Modern businesses face challenges from competitors, along with other factors such as rising rents and higher supplier costs and direct combat may not be the answer. Some smart businesses are working on alternatives, putting aside their differences to instead work together for the overall good of the group. We have people to celebrate success with, and shoulders to cry on when things don’t go so well.

A good example of this is Lily + Skinner, a female collective based in the borough of Hackney in London, whose members all own or manage restaurants in the area. Taking its name from Lilley & Skinner, the cockney rhyming slang for ‘dinner’, Lily + Skinner was founded when Emma Reynolds and her friend Missy Flynn, co-owner of the restaurant Rita’s, were talking about how they could help one another. Word soon spread and there are now 10 members of what they refer to as the “family”.

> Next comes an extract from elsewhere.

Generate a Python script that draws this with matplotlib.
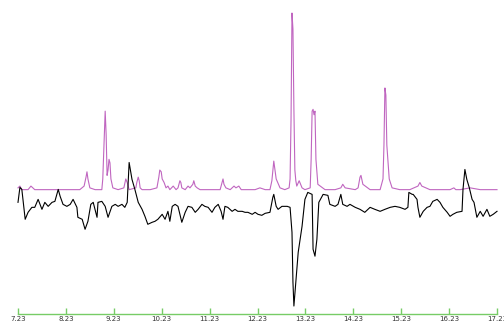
import matplotlib.pyplot as plt

# time in days after 7.23, upper trace (normalised intensity), lower trace (relative change)
tick_labels = ["7.23", "8.23", "9.23", "10.23", "11.23", "12.23",
               "13.23", "14.23", "15.23", "16.23", "17.23"]

t_upper = [0.00, 0.04, 0.08, 0.15, 0.21, 0.27, 0.35, 0.46, 0.67, 0.88, 1.09, 1.29,
           1.38, 1.42, 1.44, 1.46, 1.50, 1.61, 1.75, 1.77, 1.80, 1.82, 1.84, 1.86,
           1.88, 1.90, 1.92, 1.94, 1.98, 2.09, 2.21, 2.25, 2.28, 2.32, 2.46, 2.48,
           2.51, 2.53, 2.55, 2.59, 2.76, 2.90, 2.94, 2.96, 2.99, 3.01, 3.05, 3.09,
           3.13, 3.17, 3.24, 3.30, 3.34, 3.38, 3.40, 3.42, 3.49, 3.55, 3.59, 3.65,
           3.67, 3.70, 3.74, 3.80, 4.01, 4.22, 4.26, 4.28, 4.30, 4.34, 4.43, 4.51,
           4.55, 4.61, 4.66, 4.74, 4.95, 5.05, 5.16, 5.26, 5.30, 5.34, 5.39, 5.47,
           5.57, 5.66, 5.68, 5.70, 5.72, 5.74, 5.76, 5.78, 5.80, 5.82, 5.87, 5.93,
           5.99, 6.10, 6.12, 6.14, 6.16, 6.18, 6.20, 6.22, 6.26, 6.41, 6.62, 6.74,
           6.78, 6.83, 7.04, 7.10, 7.14, 7.16, 7.20, 7.35, 7.56, 7.62, 7.64, 7.66,
           7.68, 7.70, 7.75, 7.81, 7.97, 8.18, 8.35, 8.39, 8.43, 8.60, 8.81, 9.02,
           9.10, 9.14, 9.23, 9.44, 9.65, 9.85, 10.00]
upper = [0.02, 0.03, 0.01, 0.01, 0.01, 0.03, 0.01, 0.01, 0.01, 0.01, 0.01, 0.01,
         0.03, 0.08, 0.11, 0.07, 0.02, 0.01, 0.01, 0.07, 0.29, 0.45, 0.32, 0.09,
         0.12, 0.18, 0.16, 0.07, 0.02, 0.01, 0.02, 0.07, 0.05, 0.01, 0.02, 0.05,
         0.08, 0.06, 0.02, 0.01, 0.01, 0.02, 0.08, 0.12, 0.11, 0.07, 0.05, 0.02,
         0.03, 0.01, 0.03, 0.01, 0.02, 0.06, 0.05, 0.02, 0.01, 0.03, 0.02, 0.04,
         0.06, 0.03, 0.02, 0.01, 0.01, 0.01, 0.05, 0.07, 0.04, 0.02, 0.01, 0.03,
         0.02, 0.03, 0.01, 0.01, 0.01, 0.02, 0.01, 0.01, 0.06, 0.17, 0.07, 0.02,
         0.01, 0.02, 0.07, 0.40, 1.00, 0.91, 0.46, 0.12, 0.06, 0.03, 0.06, 0.02,
         0.01, 0.02, 0.18, 0.45, 0.46, 0.43, 0.45, 0.18, 0.04, 0.01, 0.01, 0.02,
         0.04, 0.02, 0.01, 0.02, 0.08, 0.09, 0.04, 0.01, 0.01, 0.07, 0.26, 0.58,
         0.54, 0.26, 0.07, 0.02, 0.01, 0.01, 0.03, 0.05, 0.03, 0.01, 0.01, 0.01,
         0.02, 0.01, 0.01, 0.02, 0.01, 0.01, 0.01]

t_lower = [0.00, 0.04, 0.08, 0.15, 0.21, 0.29, 0.35, 0.42, 0.50, 0.56, 0.63, 0.71,
           0.77, 0.84, 0.88, 0.94, 1.02, 1.09, 1.15, 1.23, 1.25, 1.34, 1.40, 1.46,
           1.52, 1.57, 1.65, 1.67, 1.75, 1.82, 1.88, 1.96, 2.03, 2.09, 2.17, 2.23,
           2.28, 2.32, 2.38, 2.44, 2.51, 2.59, 2.65, 2.71, 2.80, 2.86, 2.92, 3.01,
           3.07, 3.13, 3.17, 3.22, 3.28, 3.34, 3.42, 3.49, 3.55, 3.63, 3.70, 3.76,
           3.84, 3.90, 3.97, 4.05, 4.11, 4.18, 4.24, 4.28, 4.32, 4.38, 4.47, 4.53,
           4.59, 4.68, 4.74, 4.80, 4.89, 4.95, 5.01, 5.09, 5.16, 5.26, 5.32, 5.34,
           5.39, 5.43, 5.51, 5.62, 5.68, 5.72, 5.74, 5.76, 5.80, 5.85, 5.93, 5.99,
           6.05, 6.14, 6.16, 6.20, 6.24, 6.28, 6.37, 6.47, 6.51, 6.62, 6.68, 6.74,
           6.78, 6.87, 6.93, 7.04, 7.14, 7.24, 7.35, 7.45, 7.56, 7.66, 7.77, 7.87,
           7.97, 8.08, 8.14, 8.16, 8.23, 8.25, 8.33, 8.35, 8.39, 8.46, 8.54, 8.60,
           8.66, 8.75, 8.81, 8.87, 8.96, 9.02, 9.08, 9.16, 9.27, 9.29, 9.33, 9.37,
           9.42, 9.48, 9.52, 9.58, 9.65, 9.71, 9.79, 9.85, 9.92, 10.00]
lower = [0.03, 0.18, 0.16, -0.14, -0.07, -0.02, -0.02, 0.06, -0.04, 0.03, -0.01, 0.03,
         0.04, 0.16, 0.09, 0.01, -0.01, 0.01, 0.06, -0.02, -0.12, -0.14, -0.24, -0.16,
         0.01, 0.03, -0.12, 0.03, 0.04, -0.01, -0.12, -0.01, 0.01, -0.01, 0.01, -0.02,
         0.03, 0.43, 0.26, 0.16, 0.03, -0.04, -0.11, -0.19, -0.17, -0.16, -0.14, -0.09,
         -0.14, -0.06, -0.16, -0.01, 0.01, -0.01, -0.17, -0.07, -0.01, -0.02, -0.07, -0.04,
         0.01, -0.01, -0.02, -0.07, -0.02, 0.01, -0.06, -0.14, -0.01, -0.02, -0.06, -0.04,
         -0.06, -0.06, -0.07, -0.07, -0.09, -0.07, -0.09, -0.10, -0.08, -0.07, 0.08, 0.11,
         -0.01, -0.04, -0.01, -0.01, -0.02, -0.27, -0.77, -1.01, -0.77, -0.47, -0.21, 0.06,
         0.13, 0.11, -0.44, -0.51, -0.34, 0.03, 0.11, 0.10, 0.01, -0.01, 0.01, 0.11,
         0.01, -0.01, 0.01, -0.02, -0.04, -0.07, -0.02, -0.04, -0.06, -0.04, -0.02, -0.01,
         -0.02, -0.04, -0.02, 0.13, 0.11, 0.11, 0.06, -0.02, -0.12, -0.06, -0.02, -0.01,
         0.04, 0.06, 0.03, -0.02, -0.07, -0.11, -0.09, -0.07, -0.06, 0.16, 0.36, 0.26,
         0.18, 0.06, 0.03, -0.12, -0.06, -0.11, -0.04, -0.11, -0.09, -0.06]

fig = plt.figure(figsize=(5.04, 3.25), dpi=100)
ax = fig.add_axes([18 / 504, 11 / 325, 479 / 504, 314 / 325])
ax.plot(t_upper, upper, color="#c066c0", lw=0.8, clip_on=False)
ax.set_xlim(0, 10)
ax.set_ylim(-0.687, 1.073)

# second scale for the lower trace
ax2 = ax.twinx()
ax2.plot(t_lower, lower, color="black", lw=0.8, clip_on=False)
ax2.set_ylim(-1.09, 2.06)

for a in (ax, ax2):
    for s in ("top", "left", "right"):
        a.spines[s].set_visible(False)
    a.set_yticks([])
ax2.spines["bottom"].set_visible(False)

ax.spines["bottom"].set_color("#77cc66")
ax.spines["bottom"].set_linewidth(1.0)
ax.set_xticks(range(len(tick_labels)))
ax.set_xticklabels(tick_labels)
ax.tick_params(axis="x", direction="in", length=4, width=1, color="#77cc66",
               labelsize=5, labelcolor="#333333", pad=1.5)

fig.savefig("out.png", dpi=100)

Reynolds, who also co-founded the Soho ramen restaurant Tonkotsu, heads up the group, and the benefits of the collective range from sharing CVs from job applicants and details of property agents and suppliers to taking advantage of each other’s experiences and sharing knowledge.

Emotional support is also available: “We have people to celebrate success with, and shoulders to cry on when things don’t go so well,” explains Reynolds. After all, a problem shared is a problem halved, and being able to talk things through is surely greatly needed at the moment, given that the number of companies with fewer than nine employees has grown by 40% in the past decade in the UK, indicating that external sources of support and advice are needed.

We have people to celebrate success with, and shoulders to cry on when things don’t go so well. Getting close to the competition isn’t just a condition of economic circumstances, but a natural progression for a generation that has embraced collaboration. These are people who routinely share ideas and knowledge online to achieve productivity and who are part of a consumer culture where brands regularly work with each other to produce innovative new products. And they are transforming the structure of workplaces, from top-down hierarchies to open and horizontal systems.

Sharing and working together is intrinsic to who they are, and so it’s inevitable that as they start their own businesses they are adopting similar values. Bernie Mitchell of 90 Mainyard, a co-office space also in Hackney, with a holy trinity of ‘community, collaboration, creativity’ as its guiding vision, sums up the benefits: “If you share everything, everything moves forward. Everything will connect and that’s better for everyone.”

And they are sharing everything – even the space. Today’s entrepreneurs face an exceptionally harsh property market, with affordable commercial space in central city locations hard to come by. But by pooling resources, some people are finding a way around this. In New York, Jean Lin, who previously founded a non-profit design agency, has created Colony, a cooperative design showroom in Tribeca, where members pay a small fee to have their work displayed.

The idea came from the need to support the “world class” design talent emerging from the city who can’t afford to access traditional retail outlets and galleries. “With the markups and margins, as individuals, it was hard to make profit from sales and impossible to find space in Manhattan,” says Lin. But it’s not just real estate that Colony offers: “Creative camaraderie, talking things through, sourcing materials together and sharing vendors – these are all benefits of belonging to a community.”

Lin also explains that the support from other sectors, whether the interior design industry or local architects, has been invaluable. She is now collaborating with other neighbouring design agencies and gallery spaces.

Sharing space, sharing resources and sharing passions; the young entrepreneur of today has a lot to give. But they are not completely selfless. As Lin says, “There is definitely a wave of goodwill at the moment, but one that everyone can benefit from, not just as an individual but as a business.”